All 116 people injured in the fire that tore through a bar in the Swiss ski resort of Crans-Montana during a New Year’s Eve party, killing 40 mostly young partygoers, have been identified, police have said, as the bodies of the first foreign victims were repatriated.
Police in Valais canton said in a statement on Monday they had revised the number of wounded down from 119 because three people admitted to accident and emergency wards on Thursday morning had been wrongly recorded as injured in the blaze.
Authorities believe the fire in the crowded Le Constellation bar started in the basement after sparklers attached to champagne bottles were held too close to the ceiling, which images on social media suggest was clad with soundproofing foam.
Among the injured were 68 Swiss citizens, 21 French, 10 Italians, four Serbs and four dual nationals, police said, as well as two Poles and one person each from seven other countries. Eighty-three people were still in hospital being treated for severe burns.
The last of the 40 people who died in the fire – who included 21 Swiss nationals, nine French citizens including two with dual nationality, six Italians, and one person each from Belgium, Portugal, Romania and Turkey – were identified on Sunday.
Authorities have not yet released the names of the victims, although several have been publicly identified by their families. They were between 14 and 39 years old, but were overwhelmingly young: 20 were minors, and the average age was 19.
The bodies of five of the six dead Italian nationals were being repatriated on Monday. Four Swiss police officers carried each coffin on to an Italian transport plane in the military area of Sion airport, about 16 miles (25km) from Crans-Montana.
The plane was due to land at Milan airport late on Monday, where the bodies of Achille Barosi and Chiara Costanzo from Milan, Giovanni Tamburi from Bologna and Emanuele Galeppini from Genoa would be received by officials and relatives.
It would then fly on to Rome with a coffin containing the body of Riccardo Minghetti, the Italian government said. The sixth Italian victim, Sofia Prosperi, lived in Switzerland and would be buried there.
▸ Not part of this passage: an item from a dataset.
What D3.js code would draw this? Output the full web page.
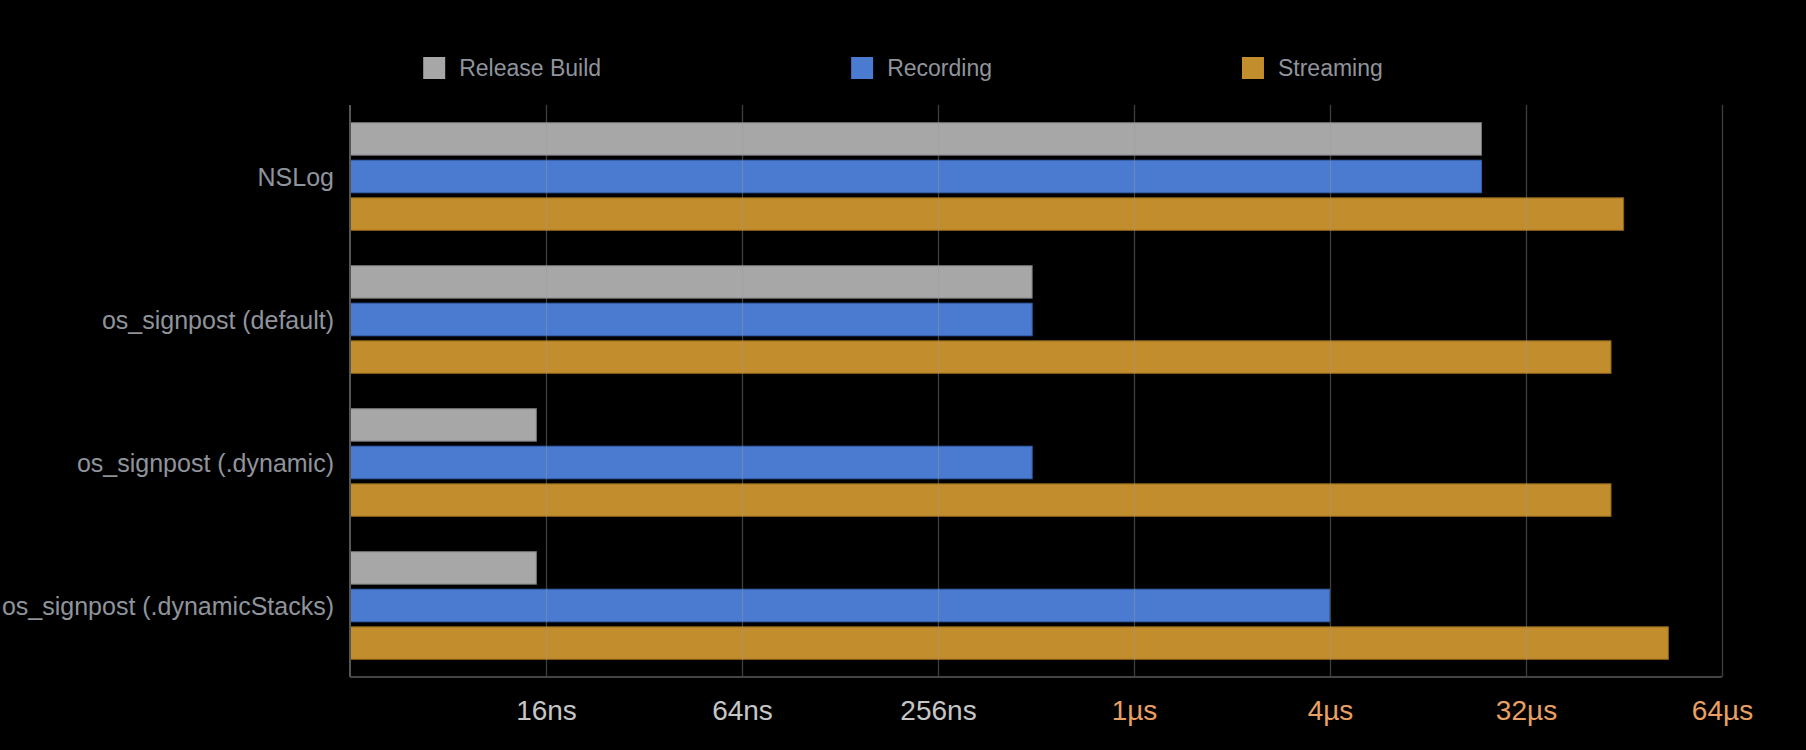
<!DOCTYPE html>
<html>
<head>
<meta charset="utf-8">
<script src="https://cdn.jsdelivr.net/npm/d3@7"></script>
<style>
  html, body { margin: 0; padding: 0; background: #000; }
  svg { display: block; }
  text { font-family: "Liberation Sans", Arial, Helvetica, sans-serif; }
</style>
</head>
<body>
<div id="chart"></div>
<script>
// values in nanoseconds
var categories = ["NSLog", "os_signpost (default)", "os_signpost (.dynamic)", "os_signpost (.dynamicStacks)"];
var seriesNames = ["Release Build", "Recording", "Streaming"];
var releaseBuild = [12000, 500, 15, 15];
var recording = [12000, 500, 500, 4096];
var streaming = [32800, 30000, 30000, 45000];
var tickValues = [16, 64, 256, 1024, 4096, 16384, 65536];
var tickLabels = ["16ns", "64ns", "256ns", "1µs", "4µs", "32µs", "64µs"];

var seriesValues = [releaseBuild, recording, streaming];
var fills = ["#a7a7a7", "#4a7bd0", "#c28d2c"];
var strokes = ["#757575", "#3560ad", "#8a6318"];

var W = 1806, H = 750;
var margin = {top: 105, right: 84, bottom: 73, left: 350};
var width = W - margin.left - margin.right;
var height = H - margin.top - margin.bottom;

var svg = d3.select("#chart").append("svg")
    .attr("width", W).attr("height", H)
    .attr("viewBox", `0 0 ${W} ${H}`);
svg.append("rect").attr("width", W).attr("height", H).attr("fill", "#000");

var g = svg.append("g").attr("transform", `translate(${margin.left},${margin.top})`);

var x = d3.scaleLog().base(2).domain([4, 65536]).range([0, width]);
var y0 = d3.scaleBand().domain(categories).range([0, height])
    .paddingInner(0.24).paddingOuter(0.12);
var y1 = d3.scaleBand().domain(seriesNames).range([0, y0.bandwidth()])
    .paddingInner(0.107).paddingOuter(0);

// bars
var rows = categories.map(function(c, i) {
  return {cat: c, vals: seriesNames.map(function(s, j) { return {s: s, j: j, v: seriesValues[j][i]}; })};
});
var grp = g.selectAll("g.cat").data(rows).enter().append("g")
    .attr("class", "cat")
    .attr("transform", function(d) { return `translate(0,${y0(d.cat)})`; });
grp.selectAll("rect").data(function(d) { return d.vals; }).enter().append("rect")
    .attr("x", 0.5)
    .attr("y", function(d) { return y1(d.s) + 0.5; })
    .attr("width", function(d) { return x(d.v) - 1; })
    .attr("height", y1.bandwidth() - 1)
    .attr("fill", function(d) { return fills[d.j]; })
    .attr("stroke", function(d) { return strokes[d.j]; })
    .attr("stroke-width", 1);

// grid lines drawn over the bars, faint
var grid = g.append("g").attr("class", "grid")
    .call(d3.axisBottom(x).tickValues(tickValues).tickSize(height).tickFormat(""));
grid.select(".domain").remove();
grid.selectAll(".tick line")
    .attr("stroke", "#9a9a9a").attr("stroke-opacity", 0.4).attr("stroke-width", 1.3);

// left axis line
g.append("line").attr("x1", 0).attr("x2", 0).attr("y1", 0).attr("y2", height)
    .attr("stroke", "#555").attr("stroke-width", 2);
// bottom axis line
g.append("line").attr("x1", 0).attr("x2", width).attr("y1", height).attr("y2", height)
    .attr("stroke", "#444").attr("stroke-width", 2);

// tick labels
var xAxis = g.append("g").attr("transform", `translate(0,${height})`)
    .call(d3.axisBottom(x).tickValues(tickValues).tickSize(0).tickPadding(22)
      .tickFormat(function(d, i) { return tickLabels[i]; }));
xAxis.select(".domain").remove();
xAxis.selectAll(".tick text")
    .attr("font-family", "'Liberation Sans', Arial, sans-serif")
    .attr("font-size", 28)
    .attr("dy", "0.75em")
    .attr("fill", function(d, i) { return tickLabels[i].indexOf("µs") >= 0 ? "#e9a062" : "#c6c6c6"; });

// category labels
g.selectAll("text.cat").data(categories).enter().append("text")
    .attr("class", "cat")
    .attr("x", -16)
    .attr("y", function(d) { return y0(d) + y0.bandwidth() / 2; })
    .attr("text-anchor", "end")
    .attr("dominant-baseline", "central")
    .attr("font-size", 25)
    .attr("fill", "#8f949c")
    .text(function(d) { return d; });

// legend, centred on the page
var legend = svg.append("g").attr("class", "legend");
var items = legend.selectAll("g").data(seriesNames).enter().append("g");
items.append("rect").attr("width", 22).attr("height", 22).attr("y", 57)
    .attr("fill", function(d, i) { return fills[i]; });
items.append("text").attr("x", 36).attr("y", 68)
    .attr("dominant-baseline", "central")
    .attr("font-size", 23)
    .attr("fill", "#8f949c")
    .text(function(d) { return d; });
var gap = 250, pos = 0, offsets = [];
items.each(function() {
  offsets.push(pos);
  pos += 36 + d3.select(this).select("text").node().getComputedTextLength() + gap;
});
var total = pos - gap;
var start = W / 2 - total / 2;
items.attr("transform", function(d, i) { return `translate(${start + offsets[i]},0)`; });
</script>
</body>
</html>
“We have pledged to do everything we can, in conjunction with Swiss authorities,” said Gian Lorenzo Cornado, Italy’s ambassador to Switzerland. “We will follow the investigation closely so the truth is known as quickly as possible and justice served.”
Pressure was mounting for answers as to how the fire could have happened. Authorities are investigating the bar’s owners, the French nationals Jacques and Jessica Moretti, on suspicion of crimes including homicide by negligence.
The married couple have not so far been placed under arrest and are not seen as a flight risk, the public prosecutor has said. But the Swiss tabloid Blick on Monday demanded to know “why the couple running the bar are still free”.
In a social media post, Italy’s far-right deputy prime minister, Matteo Salvini, said there had been a failure to ensure the bar’s basement was safe, adding that “in civilised Switzerland, the prison gates will have to open for quite a few people”.
Tages-Anzeiger, another Swiss newspaper, said questions remained to answered about age checks at the bar, the soundproofing material used in the basement and the standards governing the use of the sparklers, so-called “Bengal fountains”.
Jacques Moretti has said Le Constellation had been checked three times in 10 years and that everything had been done according to the rules, and local officials in Crans-Montana have said no concerns had been raised or defects reported.
The municipality has given investigators all documents relevant to the investigation and joined the criminal proceedings as a civil party. “This will allow [the town council] to actively contribute to establishing all the facts,” it said.
The town will hold a memorial ceremony on Friday honouring the victims. The French government said on Monday that the president, Emmanuel Macron, would attend.